|
Knot
Feeder
Light Flares - CD
Strings & Hammers/File 13 2009
Depuis la
mort de Don Caballero, la première mort s'entend, la seule et unique
belle mort, et non pas l'ersatz qui tente de nous faire croire que c'est
reparti comme en 14, Mike Banfield, l'autre guitariste du Don avec Ian
Williams (Storm & Stress, Battles) s'était retiré des
bagnoles. En bon suspicieux de nature, c'est avec prudence que son nouveau
projet a été accueilli par ici. On a assez d'un Damon Che
pour salir les cadavres, pas la peine d'un revenant pour en rajouter une
couche. La première écoute n'a pas été des
plus emballante. Le Banfield a peut-être vécu dans une grotte
tout ce temps là mais de prime abord, sa nouvelle version du math-rock,
dont le Don Cab est quasi le père, n'a pas de quoi fouetter un
chat. De l'eau a coulé sous les ponts depuis sa retraite, charriant
quantité astronomique de groupes du genre dont peu au final surnage
au-dessus de la ligne de flottaison.
Ce Light Flares allait-il être une énième pièce
à charge ? Même si elle vient d'un membre historique, ça
n'excuse pas tout. Mais voilà, la science infuse, on l'a ou on
l'a pas et Banfield et ses acolytes (ex-Tabula Rasa) étant tombé
dedans tout petit, maîtrisent les codes mieux que quiconque pour
les détourner et jouer habilement avec eux.

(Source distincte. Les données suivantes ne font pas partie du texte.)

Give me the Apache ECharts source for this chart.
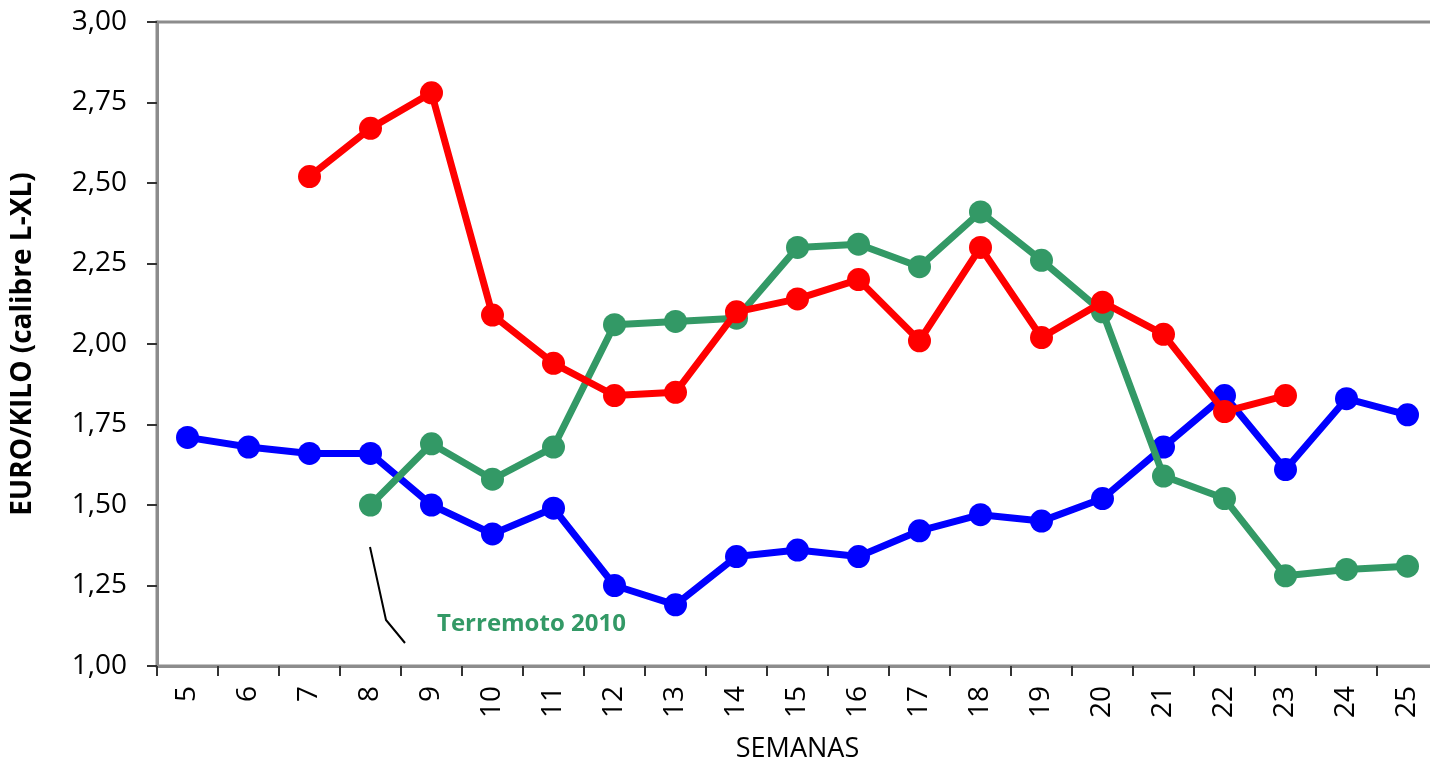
<!DOCTYPE html>
<html>
<head>
<meta charset="utf-8">
<script src="https://cdn.jsdelivr.net/npm/echarts@6/dist/echarts.min.js"></script>
<style>
  html, body { margin: 0; padding: 0; background: #fff; }
  #chart { width: 1430px; height: 766px; }
</style>
</head>
<body>
<div id="chart"></div>
<script>
// semanas
var weeks = ['5', '6', '7', '8', '9', '10', '11', '12', '13', '14', '15',
  '16', '17', '18', '19', '20', '21', '22', '23', '24', '25']

// precios euro/kilo por serie
var blueValues = [1.71, 1.68, 1.66, 1.66, 1.50, 1.41, 1.49, 1.25, 1.19, 1.34, 1.36,
  1.34, 1.42, 1.47, 1.45, 1.52, 1.68, 1.84, 1.61, 1.83, 1.78]
var redValues = [null, null, 2.52, 2.67, 2.78, 2.09, 1.94, 1.84, 1.85, 2.10, 2.14,
  2.20, 2.01, 2.30, 2.02, 2.13, 2.03, 1.79, 1.84, null, null]
var greenValues = [null, null, null, 1.50, 1.69, 1.58, 1.68, 2.06, 2.07, 2.08, 2.30,
  2.31, 2.24, 2.41, 2.26, 2.10, 1.59, 1.52, 1.28, 1.30, 1.31]

var yTicks = { min: 1, max: 3, step: 0.25 }

var font = "'Open Sans', sans-serif"

function lineSeries(name, data, color, z) {
  return {
    name: name,
    type: 'line',
    data: data,
    z: z,
    symbol: 'circle',
    symbolSize: 23,
    connectNulls: false,
    itemStyle: { color: color },
    lineStyle: { color: color, width: 7 },
    emphasis: { disabled: true }
  }
}

var chart = echarts.init(document.getElementById('chart'))
var option = {
  animation: false,
  textStyle: { fontFamily: font },
  grid: {
    left: 157,
    top: 22,
    width: 1281,
    height: 644,
    show: true,
    borderColor: '#8c8c8c',
    borderWidth: 3,
    containLabel: false,
    outerBoundsMode: 'none'
  },
  xAxis: {
    type: 'category',
    data: weeks,
    boundaryGap: true,
    name: 'SEMANAS',
    nameLocation: 'middle',
    nameGap: 70,
    nameTextStyle: { fontSize: 27, color: '#000', fontFamily: font },
    axisLine: { lineStyle: { color: '#8c8c8c', width: 3 } },
    axisTick: { show: true, length: 10, lineStyle: { color: '#333', width: 2 } },
    axisLabel: { rotate: 90, margin: 20, fontSize: 28, color: '#000', fontFamily: font },
    splitLine: { show: false }
  },
  yAxis: {
    type: 'value',
    min: yTicks.min,
    max: yTicks.max,
    interval: yTicks.step,
    name: 'EURO/KILO (calibre L-XL)',
    nameLocation: 'middle',
    nameGap: 120,
    nameTextStyle: { fontSize: 28, fontWeight: 'bold', color: '#000', fontFamily: font },
    axisLine: { show: true, lineStyle: { color: '#8c8c8c', width: 3 } },
    axisTick: { show: true, length: 10, lineStyle: { color: '#333', width: 2 } },
    axisLabel: {
      margin: 30,
      fontSize: 28,
      color: '#000',
      fontFamily: font,
      formatter: function (v) { return v.toFixed(2).replace('.', ',') }
    },
    splitLine: { show: false }
  },
  series: [
    lineSeries('azul', blueValues, '#0000ff', 2),
    lineSeries('verde', greenValues, '#339966', 3),
    lineSeries('rojo', redValues, '#ff0000', 4)
  ],
  graphic: [
    {
      type: 'polyline',
      shape: { points: [[370, 547], [386, 620], [405, 643]] },
      style: { stroke: '#000', lineWidth: 2, fill: null },
      z: 10
    },
    {
      type: 'text',
      left: 437,
      top: 612,
      style: {
        text: 'Terremoto 2010',
        fill: '#339966',
        font: 'bold 24px ' + font
      },
      z: 10
    }
  ]
}
chart.setOption(option)
</script>
</body>
</html>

On retrouve ainsi la
complexité des rythmes, les riffs des deux guitares inventant un
dialogue de haute-voltige, les changements de direction inopinés,
l'intensité qu'on fait monter par palier. Pas besoin d'huile dans
les rouages, la symbiose est parfaite, tellement parfaite qu'on en viendrait
à retrouver le souffle des premiers Don Cab. En vieux indécrottables
qu'on est, c'est le bonheur qui se pointe, on n'en demanderait presque
pas plus.
Et pourtant ce petit plus, on va l'avoir, se révélant peu
à peu au fil des écoutes. Un album qui n'est pas simplement
une collection de riffs qui s'additionnent, de changements pour l'unique
plaisir du contre-pied. Quelquechose de narratif, des compos évolutives
avec beaucoup de liant. Des musiciens qui n'ont pas exclusivement enfilé
leurs habits de techniciens surdoués mais ce sont mis au service
d'un vrai songwriting. Ne pas chercher à trop en faire et apporter
de la chaleur et du cur à un style trop souvent jugé
froid et calculateur. La production de J. Robbins (Jawbox, etc
)
y est également pour beaucoup. Il a, aux dires de ce groupe viscéralement
à guitares, apporté de l'air aux morceaux, amenant Knot
Feeder vers des contrées sonores plus bizarres. Des morceaux comme
To the ice ou Light Flares apportant des respirations, des
ambiances différentes quand ce n'est pas au sein même d'un
morceau parti pour faire le tour du grand loop math-rock. Les cliquetis
indéfinissables sur Eliminate your dualism, un violon sur
Mastering the mountains, une multitude de détails qui font
la richesse de cet album, tout en préservant le nerf et le démarque
de la meute. On a même le droit à deux morceaux chantés
(Caress the Industry et 26 Miles 385 Yards) par le batteur
Rob Spagiare. Un Don Caballero seconde édition qui ferait bien
de s'en inspirer parce que Knot Feeder prouve qu'on peut être un
groupe instrumental à la base et ne pas se vautrer dans le ridicule
en y apportant de la voix. Et si vous trouvez que le nom de Don Cab est
trop souvent mentionné dans cette chronique, dites vous bien qu'à
la fin, Knot Feeder n'a plus besoin de personne, tient debout tout seul
comme un grand, s'inspirant du passé pour mieux damné le
pion au présent et signe un album en tout point remarquable.